I am the good shepherd.  The good shepherd lays down his life for the sheep.  He who is a hireling and not a shepherd, whose own the sheep are not, sees the wolf coming and leaves the sheep and flees; and the wolf snatches them and scatters them.  He flees because he is a hireling and cares nothing for the sheep.  I am the good shepherd; I know my own and my own know me, as the Father knows me and I know the Father; and I lay down my life for the sheep.  And I have other sheep, that are not of this fold; I must bring them also, and they will heed my voice.  So there shall be one flock, one shepherd.  For this reason the Father loves me, because I lay down my life, that I may take it again. No one takes it from me, but I lay it down of my own accord.  I have power to lay it down, and I have power to take it again; this charge I have received from my Father.”

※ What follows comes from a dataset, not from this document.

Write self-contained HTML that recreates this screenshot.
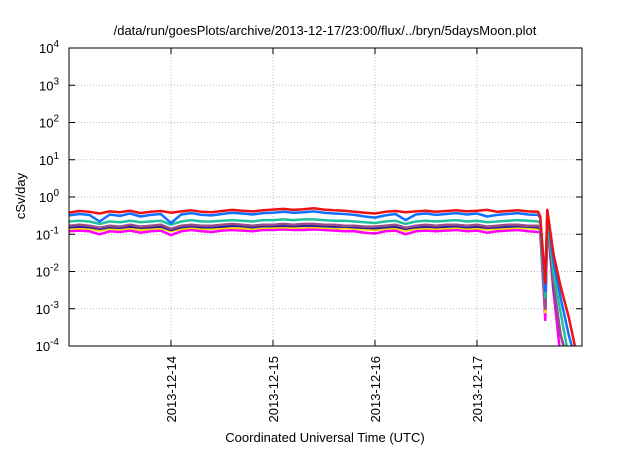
<!DOCTYPE html>
<html><head><meta charset="utf-8"><style>
body{margin:0;background:#fff;}
svg{font-family:"Liberation Sans",sans-serif;}
</style></head><body>
<svg id="chart" width="640" height="448" xmlns="http://www.w3.org/2000/svg">
<text x="325" y="35" font-size="13" text-anchor="middle">/data/run/goesPlots/archive/2013-12-17/23:00/flux/../bryn/5daysMoon.plot</text>
<text transform="translate(25,196) rotate(-90)" font-size="13" text-anchor="middle">cSv/day</text>
<text x="325" y="442" font-size="13" text-anchor="middle">Coordinated Universal Time (UTC)</text>
<g id="grid"></g><g id="series"></g><g id="axes"></g>
</svg>
<script>
const xTickLabels=["2013-12-14","2013-12-15","2013-12-16","2013-12-17"];
const xTickDays=[1,2,3,4];
const yTickExps=[-4,-3,-2,-1,0,1,2,3,4];
const times=[0,0.1,0.2,0.3,0.4,0.5,0.6,0.7,0.8,0.9,1.0,1.1,1.2,1.3,1.4,1.5,1.6,1.7,1.8,1.9,2.0,2.1,2.2,2.3,2.4,2.5,2.6,2.7,2.8,2.9,3.0,3.1,3.2,3.3,3.4,3.5,3.6,3.7,3.8,3.9,4.0,4.1,4.2,4.3,4.4,4.5,4.6,4.62,4.67,4.69,4.75,4.82,4.9,4.96];
const red=[0.38,0.42,0.40,0.36,0.41,0.39,0.43,0.37,0.40,0.42,0.38,0.41,0.44,0.40,0.39,0.42,0.45,0.43,0.41,0.44,0.46,0.48,0.45,0.47,0.50,0.46,0.44,0.43,0.40,0.38,0.36,0.40,0.42,0.39,0.41,0.43,0.40,0.42,0.44,0.41,0.43,0.45,0.40,0.42,0.44,0.41,0.40,0.3,0.005,0.45,0.03,0.004,0.0006,0.0001];
const blue=[0.32,0.35,0.33,0.22,0.34,0.31,0.36,0.30,0.33,0.35,0.20,0.34,0.37,0.33,0.32,0.35,0.38,0.36,0.34,0.37,0.38,0.40,0.38,0.39,0.41,0.38,0.36,0.35,0.33,0.30,0.28,0.32,0.35,0.24,0.34,0.36,0.33,0.35,0.37,0.34,0.36,0.30,0.33,0.35,0.37,0.34,0.33,0.28,0.003,0.40,0.02,0.002,0.0002,0.00005];
const teal=[0.22,0.23,0.22,0.19,0.22,0.21,0.23,0.21,0.22,0.23,0.18,0.22,0.24,0.22,0.22,0.23,0.24,0.23,0.22,0.24,0.24,0.25,0.24,0.25,0.25,0.24,0.23,0.23,0.22,0.21,0.20,0.22,0.23,0.19,0.22,0.23,0.22,0.23,0.24,0.22,0.23,0.21,0.22,0.23,0.24,0.23,0.22,0.2,0.002,0.3,0.01,0.0008,0.00005,0.00001];
const purple=[0.17,0.18,0.17,0.15,0.17,0.16,0.18,0.16,0.17,0.18,0.14,0.17,0.18,0.17,0.17,0.18,0.19,0.18,0.17,0.18,0.18,0.19,0.18,0.19,0.19,0.18,0.18,0.17,0.17,0.16,0.16,0.17,0.18,0.15,0.17,0.18,0.17,0.18,0.18,0.17,0.18,0.16,0.17,0.18,0.18,0.17,0.17,0.15,0.001,0.25,0.005,0.0002,0.00003,0.00001];
const navy=[0.155,0.16,0.155,0.14,0.155,0.15,0.16,0.15,0.155,0.16,0.13,0.155,0.165,0.155,0.155,0.16,0.17,0.165,0.155,0.165,0.165,0.17,0.165,0.17,0.17,0.165,0.16,0.16,0.155,0.15,0.145,0.155,0.16,0.14,0.155,0.16,0.155,0.16,0.165,0.155,0.16,0.15,0.155,0.16,0.165,0.16,0.155,0.14,0.001,0.24,0.004,0.0002,0.00003,0.00001];
const yellow=[0.14,0.145,0.14,0.125,0.14,0.135,0.145,0.13,0.14,0.145,0.12,0.14,0.15,0.14,0.14,0.145,0.15,0.145,0.14,0.15,0.15,0.155,0.15,0.155,0.155,0.15,0.145,0.145,0.14,0.135,0.13,0.14,0.145,0.125,0.14,0.145,0.14,0.145,0.15,0.14,0.145,0.135,0.14,0.145,0.15,0.145,0.14,0.13,0.0008,0.22,0.004,0.0002,0.00003,0.00001];
const magenta=[0.12,0.125,0.12,0.10,0.12,0.115,0.125,0.11,0.12,0.125,0.095,0.12,0.13,0.12,0.115,0.125,0.13,0.125,0.12,0.13,0.13,0.135,0.13,0.13,0.135,0.13,0.125,0.12,0.12,0.11,0.105,0.12,0.125,0.10,0.12,0.125,0.12,0.125,0.13,0.12,0.125,0.11,0.12,0.125,0.13,0.12,0.115,0.11,0.0005,0.2,0.003,0.00005,0.00001,0.00001];
const seriesList=[["series-magenta",magenta,"#ff00ff"],["series-yellow",yellow,"#ffd700"],["series-navy",navy,"#2020a0"],["series-purple",purple,"#9b4d8a"],["series-teal",teal,"#20c0a0"],["series-blue",blue,"#1070ff"],["series-red",red,"#ee1111"]];
const X0=69,X1=582,Y0=346,Y1=48,D0=0,D1=5.03;
const xs=d=>X0+(d-D0)/(D1-D0)*(X1-X0);
const ys=v=>Y0-(Math.log10(v)+4)/8*(Y0-Y1);
const NS="http://www.w3.org/2000/svg";
function mk(tag,attrs,parent){const e=document.createElementNS(NS,tag);for(const k in attrs)e.setAttribute(k,attrs[k]);parent.appendChild(e);return e;}
const grid=document.getElementById('grid'),ser=document.getElementById('series'),axes=document.getElementById('axes');
const svg=document.getElementById('chart');
const cp=mk('clipPath',{id:'clip'},svg);mk('rect',{x:X0,y:Y1,width:X1-X0,height:Y0-Y1},cp);
ser.setAttribute('clip-path','url(#clip)');
yTickExps.forEach(e=>{const y=ys(Math.pow(10,e));
 if(e>-4&&e<4){const g=mk('line',{x1:X0,x2:X1,y1:y,y2:y,stroke:'#bbb','stroke-dasharray':'1,2'},grid);
 
 }
 const t1=mk('line',{x1:X0,x2:X0+6,y1:y,y2:y,stroke:'#000'},axes);
 
 
 const t2=mk('line',{x1:X1-6,x2:X1,y1:y,y2:y,stroke:'#000'},axes);
 
 
 const tx=mk('text',{x:X0-10,y:y+5,'font-size':'13','text-anchor':'end'},axes);
 
 
 tx.innerHTML='10<tspan dy="-6" font-size="10">'+e+'</tspan>';
});
xTickDays.forEach((d,i)=>{const x=xs(d);
 const g=mk('line',{x1:x,x2:x,y1:Y1,y2:Y0,stroke:'#bbb','stroke-dasharray':'1,2'},grid);
 
 
 const t1=mk('line',{x1:x,x2:x,y1:Y0-6,y2:Y0,stroke:'#000'},axes);
 
 
 const t2=mk('line',{x1:x,x2:x,y1:Y1,y2:Y1+6,stroke:'#000'},axes);
 
 
 const tx=mk('text',{transform:'translate('+(x+5)+','+(Y0+10)+') rotate(-90)','font-size':'13','text-anchor':'end'},axes);
 
 
 tx.textContent=xTickLabels[i];
});
const fr=mk('rect',{x:X0,y:Y1,width:X1-X0,height:Y0-Y1,fill:'none',stroke:'#000','stroke-width':'1'},axes);


seriesList.forEach(s=>{
 const pts=s[1].map((v,i)=>xs(times[i]).toFixed(1)+','+ys(v).toFixed(1)).join(' ');
 const p=mk('polyline',{points:pts,fill:'none',stroke:s[2],'stroke-width':'2.5','stroke-linejoin':'round'},ser);
 
 
});
</script>
</body></html>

Background:  The Good Shepherd follows Jesus’ encounter with the man born blind.  The man born blind is a symbol of rebirth through water and the Spirit, who Jesus brings into the sheepfold.  A sheepfold is a low stone corral open to the sky.  It means the Church.  The parable is a commentary on the Pharisees who are willfully blind and greatly upset about the cured blind man.  They have no compassion for him.  They do not realize that parable refers to them.  They are the hirelings who pasture themselves and care nothing for the sheep as in the Old Testament Parable of the Shepherds found in EzekielShepherds are supposes to be the leaders of the people, to care for their subjects and anticipate their needs.  In ancient prophecy God will hold these shepherds accountable for what has happened to Israel and will give them a new shepherd worthy of the title.  Jesus’ assertion that he is the Good Shepherd is claim to messiahship.

The Good Shepherd:  The Good Shepherd is the traditional passage for the fourth Sunday of Easter.  The fourth letter of the Hebrew alphabet is dalet (Lit., “gateway”), the sole and necessary gateway to Christ.  Four signifies the universality of worship.  There are four Hebrew letters in the name of God: “YHWH.”  The Hebrew name for Judah contains every letter in the name of God, except dalet, suggesting that the gateway to God comes through Judah.  It is also the flock of which God Himself foretold that He would be the shepherd, and whose sheep, even though governed by human shepherds, are unfailingly nourished and led by Christ Himself, the Good Shepherd and the Prince of Shepherds.  The other sheep are the Gentiles.  In God’s plan there is to be one flock (Gentiles and Jews), one Church and one Shepherd.   Thus, we are not taken into the Jewish fold; rather, we are gathered into one Church – the universality of worship.